> The problem
Identify each line below that contains the word "chart", and copy it out.

> Information supplied
_____

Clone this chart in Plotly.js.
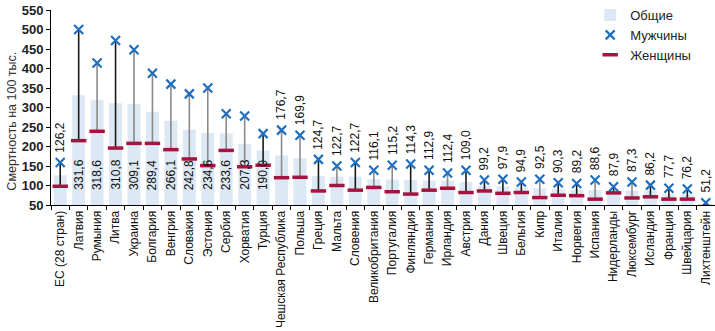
<!DOCTYPE html>
<html>
<head>
<meta charset="utf-8">
<script src="https://cdn.plot.ly/plotly-3.0.1.min.js"></script>
<style>html,body{margin:0;padding:0;background:#fff;}#chart{width:715px;height:331px;}</style>
</head>
<body>
<div id="chart"></div>
<script>
const categories = ["ЕС (28 стран)","Латвия","Румыния","Литва","Украина","Болгария","Венгрия","Словакия","Эстония","Сербия","Хорватия","Турция","Чешская Республика","Польша","Греция","Мальта","Словения","Великобритания","Португалия","Финляндия","Германия","Ирландия","Австрия","Дания","Швеция","Бельгия","Кипр","Италия","Норвегия","Испания","Нидерланды","Люксембург","Исландия","Франция","Швейцария","Лихтенштейн"];
const totalValues = [126.2,331.6,318.6,310.8,309.1,289.4,266.1,242.8,234.6,233.6,207.3,190.0,176.7,169.9,124.7,122.7,122.7,116.1,115.2,114.3,112.9,112.4,109.0,99.2,97.9,94.9,92.5,90.3,89.2,88.6,87.9,87.3,86.2,77.7,76.2,51.2];
const menValues = [159,500,414,472,448,388,360,335,350,284,278,233,242,229,167,150,159,139,152,155,139,132,139,114,116,109,116,107,105,114,97,109,101,93,91,56];
const womenValues = [98,215,239,196,208,208,192,168,151,190,148,152,120,121,86,100,88,95,84,78,88,93,82,86,80,82,69,75,74,65,81,68,71,65,65,46];
const darkLine = [1,1,0,1,0,0,0,0,0,0,0,1,0,0,1,0,1,0,0,1,1,0,1,1,1,1,0,1,1,0,1,0,1,1,1,1];
const insideLabel = [0,1,1,1,1,1,1,1,1,1,1,1,0,0,0,0,0,0,0,0,0,0,0,0,0,0,0,0,0,0,0,0,0,0,0,0];

const FONT = '"Liberation Sans", Arial, sans-serif';
function fmt(v){ return v.toFixed(1).replace('.', ','); }

function lineTrace(flag, color){
  const xs = [], ys = [];
  categories.forEach((c,i)=>{
    if (darkLine[i] === flag){ xs.push(c,c,null); ys.push(womenValues[i], menValues[i], null); }
  });
  return {type:'scatter', mode:'lines', x:xs, y:ys, line:{color:color, width:1.6}, showlegend:false, hoverinfo:'skip'};
}

const traces = [
  {type:'bar', name:'Общие', x:categories, y:totalValues, marker:{color:'#dde8f5'}, legendrank:1},
  lineTrace(1, '#1a1a1a'),
  lineTrace(0, '#8a8a8a'),
  {type:'scatter', mode:'markers', name:'Мужчины', x:categories, y:menValues, legendrank:2,
   marker:{symbol:'x-thin-open', size:9, color:'#1f6fc0', line:{color:'#1f6fc0', width:2.2}}},
  {type:'scatter', mode:'markers', name:'Женщины', x:categories, y:womenValues, legendrank:3,
   marker:{symbol:'line-ew-open', size:11, color:'#a5143f', line:{color:'#a5143f', width:3.5}}}
];

const annotations = categories.map((c,i)=>{
  const inside = insideLabel[i] === 1;
  return {x:c, y: inside ? 50 : menValues[i], xref:'x', yref:'y', text: fmt(totalValues[i]),
    showarrow:false, textangle:-90, yanchor:'bottom', xanchor:'center',
    yshift: inside ? 13 : 8, font:{family:FONT, size:12, color:'#111'}};
});
annotations.push({xref:'paper', yref:'paper', x:-0.058, y:0.43, xanchor:'center', yanchor:'middle',
  text:'Смертность на 100 тыс.', textangle:-90, showarrow:false, font:{family:FONT, size:12.5, color:'#333'}});

const layout = {
  width:715, height:331,
  margin:{l:51, r:0, t:9, b:126},
  paper_bgcolor:'#fff', plot_bgcolor:'#fff',
  bargap:0.3,
  showlegend:true,
  legend:{x:0.812, xanchor:'left', y:1.05, yanchor:'top', font:{family:FONT, size:13, color:'#222'}, bgcolor:'rgba(0,0,0,0)', tracegroupgap:0, itemwidth:30},
  xaxis:{type:'category', range:[-0.5, categories.length-0.5], autorange:false, tickangle:-90, tickfont:{family:FONT, size:12, color:'#111'},
    showline:true, linecolor:'#000', linewidth:1, ticks:'outside', tickson:'boundaries', ticklen:4, tickcolor:'#000', showgrid:false, zeroline:false},
  yaxis:{range:[50,550], autorange:false, tickvals:[50,100,150,200,250,300,350,400,450,500,550], showline:true, linecolor:'#000', linewidth:1,
    ticks:'outside', ticklen:4, tickcolor:'#000', showgrid:false, zeroline:false,
    tickfont:{family:FONT, size:13, color:'#222', weight:'bold'}},
  annotations:annotations,
  font:{family:FONT}
};
Plotly.newPlot('chart', traces, layout, {displayModeBar:false, staticPlot:true});
</script>
</body>
</html>
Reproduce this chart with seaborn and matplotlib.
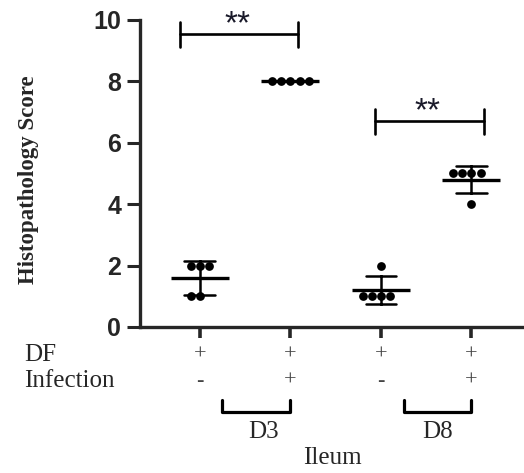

_____

> Response to this task
Clone this chart in Plotly.js.
<style>html,body{margin:0;padding:0;background:#fff;}#chart{width:715px;height:331px;}</style>
<div id="chart"></div>
Plotly.newPlot('chart', traces, layout, {displayModeBar:false, staticPlot:true});
Reproduce this chart with seaborn and matplotlib.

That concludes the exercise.